Europeans settled Maine’s vast interior much later, during the late 18th and early 19th centuries. They incorporated towns when many people in foreign countries fought for independence. And so they named their towns after the freedom fighters they admired.
Maine Place Names
Mexico, for example, was originally called Holmanstown because Col. Jonathan Holman owned the land. When the pioneer settlers planned to organize into a town, they sympathized with the Mexicans battling the Spaniards for independence. So when the settlers incorporated in 1818, they chose the name to honor the Mexicans who won their fight for freedom in 1815.
In 1821, people in Maine’s western interior decided to name their town Peru after the South American country that had just declared its independence from Spain.
Denmark, incorporated in 1807, was named in solidarity with the people of Copenhagen. The British Royal Navy attacked the Danish city in 1801 and 1807, much as it had attacked Falmouth in 1775. Eleven years later, Falmouth’s neck had grown into a shipping center. So that part of town broke off and gave itself the functional name of Portland.
In 1812, the settlers of Moscow, Maine, admired how the Russians had turned back Napoleon’s army. So they named the town after them.
Two decades earlier, the people of Township No. 4 felt gratitude toward the French for their help in the American Revolution. In 1793, they incorporated the town and named it Paris. Ironically, the land was originally granted as a reward to 60 men for their services fighting the French during the French and Indian wars.
Though Maine has few people of Italian descent, it has several towns named after Italian cities: Verona, Sorrento, Palermo, Naples and Rome. Maine Romans believed their town compared favorably with Rome, Italy, because they had seven times as many hills. They also had enough granite to rebuild the Italian capital.
‘Just Liking’ Maine Place Names
Some Mainers actually named their towns for non-British places they’d lived in. Swedish immigrants bestowed the Maine place names of New Sweden and Stockholm. Sweden, Maine, on the other hand, was given to Yankees who fought with John Lovewell during Father Rale’s War . No one seems to know why it became Sweden in 1813.

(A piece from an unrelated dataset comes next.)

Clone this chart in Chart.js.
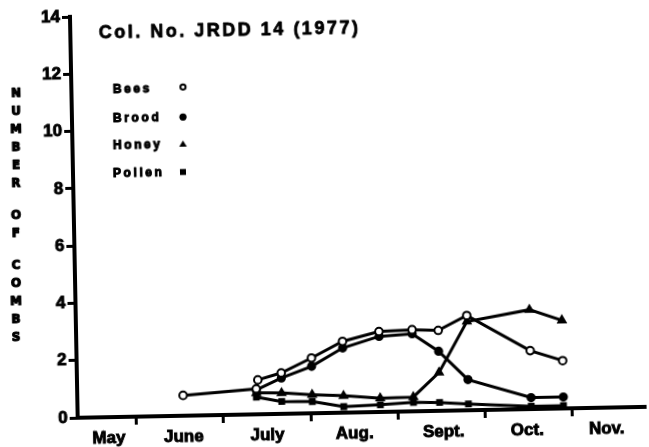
<!DOCTYPE html>
<html><head><meta charset="utf-8">
<script src="https://cdn.jsdelivr.net/npm/chart.js@4"></script>
<style>
html,body{margin:0;padding:0;background:#fff;overflow:hidden;}
#wrap{position:absolute;left:0;top:0;width:649px;height:447px;transform:rotate(-1.1deg);transform-origin:324.5px 223.5px;}
canvas{display:block;}
</style></head><body>
<div id="wrap"><canvas id="c" width="649" height="447"></canvas></div>
<script>
// Sampling dates in months after 1 May (1 = 1 June, 2 = 1 July, ...)
const sampleDates = [1.54, 2.38, 2.40, 2.67, 3.02, 3.38, 3.80, 4.18, 4.48, 4.81, 5.53, 5.90];
const bees   = [0.71, 0.89, 1.20, 1.43, 1.93, 2.49, 2.81, 2.85, 2.81, 3.31, 2.04, 1.67];
const brood  = [null, 0.85, null, 1.25, 1.64, 2.26, 2.64, 2.71, 2.08, 1.07, 0.40, 0.40];
const honey  = [null, 0.75, null, 0.73, 0.65, 0.59, 0.48, 0.50, 1.34, 3.10, 3.47, 3.08];
const pollen = [null, 0.60, null, 0.43, 0.41, 0.21, 0.25, 0.31, 0.29, 0.22, 0.10, 0.10];

const months       = ['May', 'June', 'July', 'Aug.', 'Sept.', 'Oct.', 'Nov.'];
const monthLabelAt = [0.68, 1.54, 2.50, 3.50, 4.52, 5.48, 6.39];
const monthStarts  = [1, 2, 3, 4, 5, 6];
const yTicks       = [0, 2, 4, 6, 8, 10, 12, 14];

const titleText  = 'Col. No. JRDD 14 (1977)';
const yTitleText = 'NUMBER OF COMBS';
const legendNames = ['Bees', 'Brood', 'Honey', 'Pollen'];

function pts(vals) {
  const out = [];
  sampleDates.forEach((x, i) => { if (vals[i] !== null) out.push({x: x, y: vals[i]}); });
  return out;
}

// map a point of the (slightly rotated) page back to canvas coordinates
const ANG = 1.1 * Math.PI / 180, CX = 324.5, CY = 223.5;
function unrot(sx, sy) {
  const X = sx - CX, Y = sy - CY;
  return [CX + X * Math.cos(ANG) - Y * Math.sin(ANG), CY + X * Math.sin(ANG) + Y * Math.cos(ANG)];
}

const FONT = '"Liberation Sans", Arial, Helvetica, sans-serif';
const near = (a, b) => Math.abs(a - b) < 1e-6;

function boldText(ctx, t, x, y, w) {
  ctx.lineWidth = w;
  ctx.lineJoin = 'round';
  ctx.strokeText(t, x, y);
  ctx.fillText(t, x, y);
}

const decor = {
  id: 'decor',
  beforeInit(chart) { chart.ctx.letterSpacing = '3px'; },
  afterDraw(chart) {
    const ctx = chart.ctx;
    ctx.save();
    ctx.fillStyle = '#000';
    ctx.strokeStyle = '#000';
    // title
    ctx.letterSpacing = '2.5px';
    ctx.font = 'bold 18px ' + FONT;
    ctx.textAlign = 'left';
    ctx.textBaseline = 'alphabetic';
    let p = unrot(99, 38);
    boldText(ctx, titleText, p[0], p[1], 0.8);
    // legend
    ctx.letterSpacing = '2.6px';
    ctx.font = 'bold 12px ' + FONT;
    const base = [93, 122, 149, 177];
    const mk = [87, 117, 144, 172];
    legendNames.forEach((n, i) => {
      p = unrot(113, base[i]);
      boldText(ctx, n, p[0], p[1], 1);
      const m = unrot(183, mk[i]);
      ctx.beginPath();
      if (i === 0) {
        ctx.lineWidth = 2;
        ctx.arc(m[0], m[1], 2.6, 0, Math.PI * 2);
        ctx.stroke();
      } else if (i === 1) {
        ctx.arc(m[0], m[1], 3.6, 0, Math.PI * 2);
        ctx.fill();
      } else if (i === 2) {
        ctx.moveTo(m[0], m[1] - 3.6);
        ctx.lineTo(m[0] + 3.8, m[1] + 2.6);
        ctx.lineTo(m[0] - 3.8, m[1] + 2.6);
        ctx.closePath();
        ctx.fill();
      } else {
        ctx.rect(m[0] - 3, m[1] - 3, 6, 6);
        ctx.fill();
      }
    });
    // stacked y-axis title
    ctx.letterSpacing = '0px';
    ctx.font = 'bold 13px "Liberation Sans Narrow", "DejaVu Sans Condensed", ' + FONT;
    ctx.textAlign = 'center';
    ctx.textBaseline = 'middle';
    let y = 94;
    for (const ch of yTitleText) {
      if (ch === ' ') { y += 14; continue; }
      p = unrot(16, y);
      boldText(ctx, ch, p[0], p[1], 1.2);
      y += 18;
    }
    ctx.restore();
  }
};

const ds = (label, vals, style, radius, bg) => ({
  label: label,
  data: pts(vals),
  borderColor: '#000',
  borderWidth: 3,
  pointStyle: style,
  pointRadius: radius,
  pointBorderWidth: 2,
  pointBorderColor: '#000',
  pointBackgroundColor: bg,
  tension: 0,
  fill: false
});

const tickFont = { family: FONT, size: 17, weight: 'bold' };

new Chart(document.getElementById('c'), {
  type: 'line',
  data: {
    datasets: [
      ds('Bees', bees, 'circle', 3.8, '#fff'),
      ds('Brood', brood, 'circle', 3.6, '#000'),
      ds('Honey', honey, 'triangle', 4.2, '#000'),
      ds('Pollen', pollen, 'rect', 3.4, '#000')
    ]
  },
  options: {
    responsive: false,
    animation: false,
    devicePixelRatio: 1,
    layout: { padding: { top: 12, right: 4, left: 0, bottom: 0 } },
    plugins: { legend: { display: false }, title: { display: false }, tooltip: { enabled: false } },
    scales: {
      x: {
        type: 'linear',
        min: 0.326,
        max: 6.85,
        afterBuildTicks(axis) {
          axis.ticks = monthStarts.concat(monthLabelAt).sort((a, b) => a - b).map(v => ({ value: v }));
        },
        afterFit(scale) { scale.height = 34; },
        ticks: {
          autoSkip: false,
          maxRotation: 0,
          padding: 3,
          color: '#000',
          textStrokeColor: '#000',
          textStrokeWidth: 0.9,
          font: tickFont,
          callback(value) {
            const i = monthLabelAt.findIndex(v => near(v, value));
            return i >= 0 ? months[i] : '';
          }
        },
        grid: {
          drawOnChartArea: false,
          drawTicks: true,
          tickLength: 8,
          tickWidth: 3,
          tickColor: (c) => (c.tick && monthStarts.some(v => near(v, c.tick.value))) ? '#000' : 'rgba(0,0,0,0)'
        },
        border: { display: true, color: '#000', width: 4 }
      },
      y: {
        type: 'linear',
        min: 0,
        max: 14,
        afterBuildTicks(axis) { axis.ticks = yTicks.map(v => ({ value: v })); },
        afterFit(scale) { scale.width = 74; },
        ticks: {
          padding: 2,
          color: '#000',
          textStrokeColor: '#000',
          textStrokeWidth: 0.9,
          font: tickFont
        },
        grid: {
          drawOnChartArea: false,
          drawTicks: true,
          tickLength: 8,
          tickWidth: 3,
          tickColor: '#000'
        },
        border: { display: true, color: '#000', width: 4 }
      }
    }
  },
  plugins: [decor]
});
</script></body></html>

French and German Protestants originally settled a Downeast town they called Frankfort. In 1794. Lincoln County Probate Judge Jonathan Bowman renamed the town Dresden because he liked the sound of it.
Similarly, Moses Emery named the Town of Poland, home of the famous Poland Springs. As one of the early settlers elected to the General Court, he procured the town’s incorporation in 1795. The town’s residents rewarded him by letting him name it. According to the Poland Historical Society,
He had always had a peculiarity for an ancient melody called “Poland,” found in most of the collections of ancient psalmody.
The melody must have been running through his mind the day he considered names for the town, for it was Poland he chose.
Japheth Washburn had the privilege of naming another town. He wanted to call it Bloomville, but the people of Bloomfield, 25 miles away, objected. They thought the names sounded too similar. So, like Moses Emery, he chose China, the name of one of his favorite hymns.
The origin of the town of Norway, incorporated in 1797, remains a mystery. Originally the town petitioned the General Court to be called Norage, an Indian word for ‘falls.’ But then fire destroyed the town records in 1843, so no one knows how Norage became Norway.
Given the precedent of Maine place names, the General Court may have thought ‘Norage’ was a misspelling of Norway.
This story about Maine place names was updated in 2019.